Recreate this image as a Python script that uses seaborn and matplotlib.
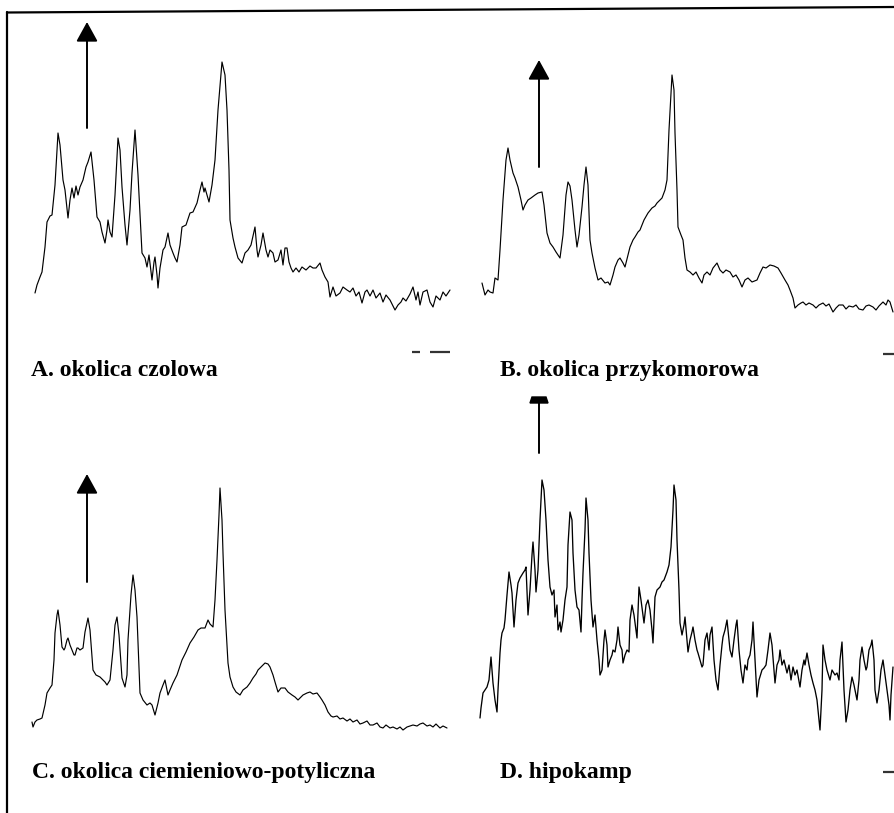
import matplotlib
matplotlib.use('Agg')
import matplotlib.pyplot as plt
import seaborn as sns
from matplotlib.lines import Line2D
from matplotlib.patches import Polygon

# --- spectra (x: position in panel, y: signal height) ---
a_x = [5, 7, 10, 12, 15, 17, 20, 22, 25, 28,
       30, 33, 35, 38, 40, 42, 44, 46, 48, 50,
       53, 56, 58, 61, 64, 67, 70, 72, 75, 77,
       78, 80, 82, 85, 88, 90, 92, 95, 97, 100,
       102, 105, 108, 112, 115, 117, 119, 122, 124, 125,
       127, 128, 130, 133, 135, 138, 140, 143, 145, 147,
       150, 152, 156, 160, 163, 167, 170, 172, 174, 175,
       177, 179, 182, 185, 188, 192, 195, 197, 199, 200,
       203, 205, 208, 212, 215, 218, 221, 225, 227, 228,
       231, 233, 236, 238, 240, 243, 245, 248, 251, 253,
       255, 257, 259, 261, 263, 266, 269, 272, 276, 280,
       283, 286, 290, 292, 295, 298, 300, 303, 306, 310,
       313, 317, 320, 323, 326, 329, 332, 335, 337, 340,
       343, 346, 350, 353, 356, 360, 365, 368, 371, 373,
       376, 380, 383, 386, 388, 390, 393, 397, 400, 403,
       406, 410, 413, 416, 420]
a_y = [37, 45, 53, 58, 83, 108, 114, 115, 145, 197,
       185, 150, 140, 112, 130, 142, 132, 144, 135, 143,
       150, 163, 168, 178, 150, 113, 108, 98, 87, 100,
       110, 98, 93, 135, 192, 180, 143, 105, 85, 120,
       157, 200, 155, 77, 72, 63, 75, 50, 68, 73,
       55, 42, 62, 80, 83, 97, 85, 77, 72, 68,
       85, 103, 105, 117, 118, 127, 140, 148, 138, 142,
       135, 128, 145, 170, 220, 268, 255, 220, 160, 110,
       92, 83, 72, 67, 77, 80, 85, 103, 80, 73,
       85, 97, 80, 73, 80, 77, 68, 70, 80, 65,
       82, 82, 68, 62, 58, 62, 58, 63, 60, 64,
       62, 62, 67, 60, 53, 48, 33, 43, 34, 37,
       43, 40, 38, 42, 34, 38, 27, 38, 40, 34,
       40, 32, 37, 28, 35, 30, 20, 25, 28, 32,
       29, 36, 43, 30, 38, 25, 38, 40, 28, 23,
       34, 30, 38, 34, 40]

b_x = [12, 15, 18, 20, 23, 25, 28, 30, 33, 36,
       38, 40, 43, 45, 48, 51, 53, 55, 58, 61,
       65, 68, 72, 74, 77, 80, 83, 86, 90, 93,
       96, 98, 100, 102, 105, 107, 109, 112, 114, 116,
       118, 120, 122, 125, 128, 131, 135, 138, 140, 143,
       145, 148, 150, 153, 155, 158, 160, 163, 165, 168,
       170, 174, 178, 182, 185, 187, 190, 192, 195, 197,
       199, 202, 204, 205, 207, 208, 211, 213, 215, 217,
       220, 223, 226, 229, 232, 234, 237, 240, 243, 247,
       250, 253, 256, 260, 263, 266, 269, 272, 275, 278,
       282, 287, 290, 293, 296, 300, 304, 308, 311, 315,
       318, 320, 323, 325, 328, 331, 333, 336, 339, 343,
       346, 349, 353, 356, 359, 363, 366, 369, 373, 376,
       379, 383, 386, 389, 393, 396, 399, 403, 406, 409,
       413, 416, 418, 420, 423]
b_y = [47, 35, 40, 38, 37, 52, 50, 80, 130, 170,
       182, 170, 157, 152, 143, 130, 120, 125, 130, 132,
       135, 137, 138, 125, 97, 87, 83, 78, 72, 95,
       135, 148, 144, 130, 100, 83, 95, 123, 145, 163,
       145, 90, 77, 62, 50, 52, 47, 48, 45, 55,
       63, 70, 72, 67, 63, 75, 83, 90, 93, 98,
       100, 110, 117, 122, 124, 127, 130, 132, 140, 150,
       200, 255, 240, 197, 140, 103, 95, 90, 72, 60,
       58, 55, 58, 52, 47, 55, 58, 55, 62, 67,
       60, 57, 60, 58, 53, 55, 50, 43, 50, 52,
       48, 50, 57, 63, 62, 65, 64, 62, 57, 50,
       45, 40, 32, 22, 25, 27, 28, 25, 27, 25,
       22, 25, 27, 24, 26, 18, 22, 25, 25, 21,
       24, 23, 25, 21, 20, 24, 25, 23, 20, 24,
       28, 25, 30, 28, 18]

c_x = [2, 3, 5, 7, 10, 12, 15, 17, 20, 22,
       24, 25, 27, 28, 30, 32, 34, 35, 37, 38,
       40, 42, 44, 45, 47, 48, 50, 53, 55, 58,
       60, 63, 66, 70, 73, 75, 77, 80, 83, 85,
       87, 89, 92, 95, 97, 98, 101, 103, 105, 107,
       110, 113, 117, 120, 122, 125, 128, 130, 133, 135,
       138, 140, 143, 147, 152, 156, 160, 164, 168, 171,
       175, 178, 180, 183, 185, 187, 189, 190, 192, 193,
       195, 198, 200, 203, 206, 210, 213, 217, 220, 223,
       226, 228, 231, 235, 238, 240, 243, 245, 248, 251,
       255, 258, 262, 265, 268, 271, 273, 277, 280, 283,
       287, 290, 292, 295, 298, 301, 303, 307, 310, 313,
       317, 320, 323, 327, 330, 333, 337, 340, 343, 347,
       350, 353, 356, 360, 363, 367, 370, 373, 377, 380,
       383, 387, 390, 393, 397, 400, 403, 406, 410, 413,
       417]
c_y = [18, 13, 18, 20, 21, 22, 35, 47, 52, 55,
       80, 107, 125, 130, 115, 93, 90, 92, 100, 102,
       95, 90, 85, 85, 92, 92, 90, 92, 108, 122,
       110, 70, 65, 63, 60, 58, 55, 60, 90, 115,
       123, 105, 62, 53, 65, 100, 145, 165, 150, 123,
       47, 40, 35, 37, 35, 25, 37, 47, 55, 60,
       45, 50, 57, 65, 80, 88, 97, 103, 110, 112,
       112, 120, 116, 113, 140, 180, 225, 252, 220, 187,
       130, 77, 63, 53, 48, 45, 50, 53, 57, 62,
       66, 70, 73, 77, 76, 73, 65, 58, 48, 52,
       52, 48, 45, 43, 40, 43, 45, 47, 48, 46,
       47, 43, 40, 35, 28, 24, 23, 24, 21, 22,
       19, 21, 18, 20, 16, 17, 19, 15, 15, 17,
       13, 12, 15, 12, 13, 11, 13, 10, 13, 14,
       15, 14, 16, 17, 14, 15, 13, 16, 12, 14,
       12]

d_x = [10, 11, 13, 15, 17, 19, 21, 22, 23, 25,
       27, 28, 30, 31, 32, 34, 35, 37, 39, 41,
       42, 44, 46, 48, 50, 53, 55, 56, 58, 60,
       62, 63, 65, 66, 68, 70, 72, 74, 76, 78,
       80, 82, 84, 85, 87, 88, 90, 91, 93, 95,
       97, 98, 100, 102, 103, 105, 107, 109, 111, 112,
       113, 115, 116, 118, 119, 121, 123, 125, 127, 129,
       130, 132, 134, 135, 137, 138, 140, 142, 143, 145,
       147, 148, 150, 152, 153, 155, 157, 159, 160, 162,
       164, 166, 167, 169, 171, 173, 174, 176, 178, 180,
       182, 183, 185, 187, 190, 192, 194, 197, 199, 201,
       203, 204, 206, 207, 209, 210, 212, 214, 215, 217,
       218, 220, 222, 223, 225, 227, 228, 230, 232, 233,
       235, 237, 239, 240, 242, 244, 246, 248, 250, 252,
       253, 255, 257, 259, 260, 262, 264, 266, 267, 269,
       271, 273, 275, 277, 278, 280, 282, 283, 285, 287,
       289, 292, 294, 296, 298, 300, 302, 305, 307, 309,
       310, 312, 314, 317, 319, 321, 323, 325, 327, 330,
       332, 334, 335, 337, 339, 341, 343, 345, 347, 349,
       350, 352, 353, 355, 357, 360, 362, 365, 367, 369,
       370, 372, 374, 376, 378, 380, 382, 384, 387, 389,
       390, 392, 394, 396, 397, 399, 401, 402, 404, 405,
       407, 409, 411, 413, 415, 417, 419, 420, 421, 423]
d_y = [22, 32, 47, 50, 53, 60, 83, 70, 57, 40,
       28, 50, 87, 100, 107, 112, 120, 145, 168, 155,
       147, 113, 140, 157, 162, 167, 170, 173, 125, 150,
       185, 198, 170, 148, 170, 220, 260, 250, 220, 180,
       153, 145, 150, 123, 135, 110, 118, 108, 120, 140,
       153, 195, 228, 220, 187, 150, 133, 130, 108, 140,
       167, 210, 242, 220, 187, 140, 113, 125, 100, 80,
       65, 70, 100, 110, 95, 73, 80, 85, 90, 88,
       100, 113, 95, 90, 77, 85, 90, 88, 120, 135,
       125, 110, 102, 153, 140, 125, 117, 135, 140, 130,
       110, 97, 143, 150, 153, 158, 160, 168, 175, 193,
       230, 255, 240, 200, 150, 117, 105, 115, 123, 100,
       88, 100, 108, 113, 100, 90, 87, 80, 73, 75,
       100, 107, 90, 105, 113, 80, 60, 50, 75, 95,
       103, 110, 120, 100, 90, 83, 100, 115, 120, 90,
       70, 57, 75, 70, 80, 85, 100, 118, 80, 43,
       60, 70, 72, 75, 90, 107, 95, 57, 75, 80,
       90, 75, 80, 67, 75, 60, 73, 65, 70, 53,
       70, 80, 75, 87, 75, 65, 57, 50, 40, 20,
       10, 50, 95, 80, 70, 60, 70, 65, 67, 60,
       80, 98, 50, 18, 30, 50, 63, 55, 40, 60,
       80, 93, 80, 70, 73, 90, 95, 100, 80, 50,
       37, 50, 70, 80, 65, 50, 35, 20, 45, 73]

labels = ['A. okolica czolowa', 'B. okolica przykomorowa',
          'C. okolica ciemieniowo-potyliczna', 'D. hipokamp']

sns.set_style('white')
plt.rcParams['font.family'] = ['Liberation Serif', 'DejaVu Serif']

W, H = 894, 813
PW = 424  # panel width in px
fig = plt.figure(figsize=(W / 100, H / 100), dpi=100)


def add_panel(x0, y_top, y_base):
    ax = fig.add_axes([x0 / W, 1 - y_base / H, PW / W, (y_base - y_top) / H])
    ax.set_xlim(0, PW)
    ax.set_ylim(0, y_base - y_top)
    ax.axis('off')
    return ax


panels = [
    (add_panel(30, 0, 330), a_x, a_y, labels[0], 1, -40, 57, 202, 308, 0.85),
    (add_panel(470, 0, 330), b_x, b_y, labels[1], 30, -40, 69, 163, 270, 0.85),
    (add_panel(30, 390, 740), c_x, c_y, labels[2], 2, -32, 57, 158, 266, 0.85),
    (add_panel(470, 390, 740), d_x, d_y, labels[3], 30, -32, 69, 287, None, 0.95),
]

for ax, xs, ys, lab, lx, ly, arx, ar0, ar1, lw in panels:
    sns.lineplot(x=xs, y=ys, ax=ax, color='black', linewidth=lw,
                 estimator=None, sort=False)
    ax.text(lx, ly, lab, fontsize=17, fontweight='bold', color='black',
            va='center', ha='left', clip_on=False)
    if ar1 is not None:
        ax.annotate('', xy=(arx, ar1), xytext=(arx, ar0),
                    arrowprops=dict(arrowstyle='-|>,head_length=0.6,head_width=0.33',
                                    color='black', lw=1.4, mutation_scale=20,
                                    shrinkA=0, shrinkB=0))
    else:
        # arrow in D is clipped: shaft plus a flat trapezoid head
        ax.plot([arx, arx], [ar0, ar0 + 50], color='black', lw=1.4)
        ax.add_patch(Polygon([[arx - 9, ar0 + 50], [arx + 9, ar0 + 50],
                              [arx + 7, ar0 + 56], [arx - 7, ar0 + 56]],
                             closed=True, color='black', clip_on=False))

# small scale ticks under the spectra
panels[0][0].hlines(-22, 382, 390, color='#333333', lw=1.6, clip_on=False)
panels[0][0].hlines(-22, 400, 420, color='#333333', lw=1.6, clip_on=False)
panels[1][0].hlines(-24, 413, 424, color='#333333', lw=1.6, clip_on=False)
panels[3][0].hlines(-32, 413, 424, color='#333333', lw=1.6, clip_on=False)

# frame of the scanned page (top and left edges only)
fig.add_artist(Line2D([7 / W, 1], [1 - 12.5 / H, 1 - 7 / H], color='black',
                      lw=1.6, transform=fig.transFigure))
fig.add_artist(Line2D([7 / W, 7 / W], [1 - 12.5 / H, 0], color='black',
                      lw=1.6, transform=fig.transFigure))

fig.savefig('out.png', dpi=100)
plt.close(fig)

**Job**
Leave the pictures out and reproduce exactly the lines from the top of the listing above through the line with "from matplotlib.patches import Polygon".

**Exercise result**
Recreate this image as a Python script that uses seaborn and matplotlib.
import matplotlib
matplotlib.use('Agg')
import matplotlib.pyplot as plt
import seaborn as sns
from matplotlib.lines import Line2D
from matplotlib.patches import Polygon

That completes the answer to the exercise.